Answer. They were more along the railroad. The railroad came down close to us-off a little to the right of my skirmishers; so that, in advancing my skirmishers, my right came on to the railroad much sooner that my left.
Question. Were any of the enemy's forces south of that road?
Answer. They were along the railroad, but none this side of it except skirmishers. I met dragoons along the whole front, and particularly on this direct road; and then afterward their skirmisher came to my front, and extended in a longer line than I did, and drove me in.
Question. Supposing the force of General Porter to have been extended from the point where General Morell's command was, down to Bethlehem church, could not a large porion of them have moved along the Sudley Springs road to the battle-field within a much shorter period of time than you have named for the whole movement?
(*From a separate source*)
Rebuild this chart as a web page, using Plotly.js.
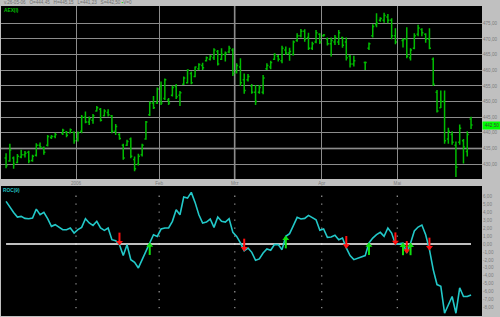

Answer. By all means, much sooner than we would.
Question. Do you know any reason why that road was not practicable for an advance on the 29th?
Answer. I do not know any reason why it was not practicable.
Question. Would such a separation of General Porter's corps on the 29th, by a part of it moving up the Sudley Springs road to the battlefield, have been an eminently dangerous military movement at that time, considering the position and force of the enemy in front?
Answer. It would be unusual to separate parts of a corps, and particularly with such a large force of the enemy in our front. It would have left us very weak in our position in the advance. I understood that the part of the corps that was left behind by General Porter was left there as a support to us, to be used in any direction that he saw fit. It would have been unusual, and I think it would have seen criticized by General Porter's officers, to have sent them off in any other direction, leaving us alone with this large force of the enemy in our front.
Question. Suppose the case of an order from General Pope to General Porter to make the movement to assault the right of Jackson's army, could that Sudley Springs road have been taken by any portion of General Porter's corps to accomplish that object?
Answer. Yes, sir; it could have been taken; but it could not have been taken, when we got the order, in time to have met the enemy and done anything.
Question. You mean done anything by daylight?
Answer. Yes, sir; by daylight that day-to have done anything that day.
Question. Did the battle cease immediately after daylight?
Answer. Yes, sir; the battle ceased about dark.
The examination of this witness here closed.
Major General GEORGE B. McCLELLAN called by the accused, and sworn and examined as follows:
By the ACCUSED:
Question. Will you state whether you commanded the Army of the Potomac in its Peninsula campaign in Virginia, and up to what time after that?
Answer. I commanded the Army of the Potomac from immediately after the battle of Bull Run, in 1861, to about the end of August, 1862; I have forgotten the exact date.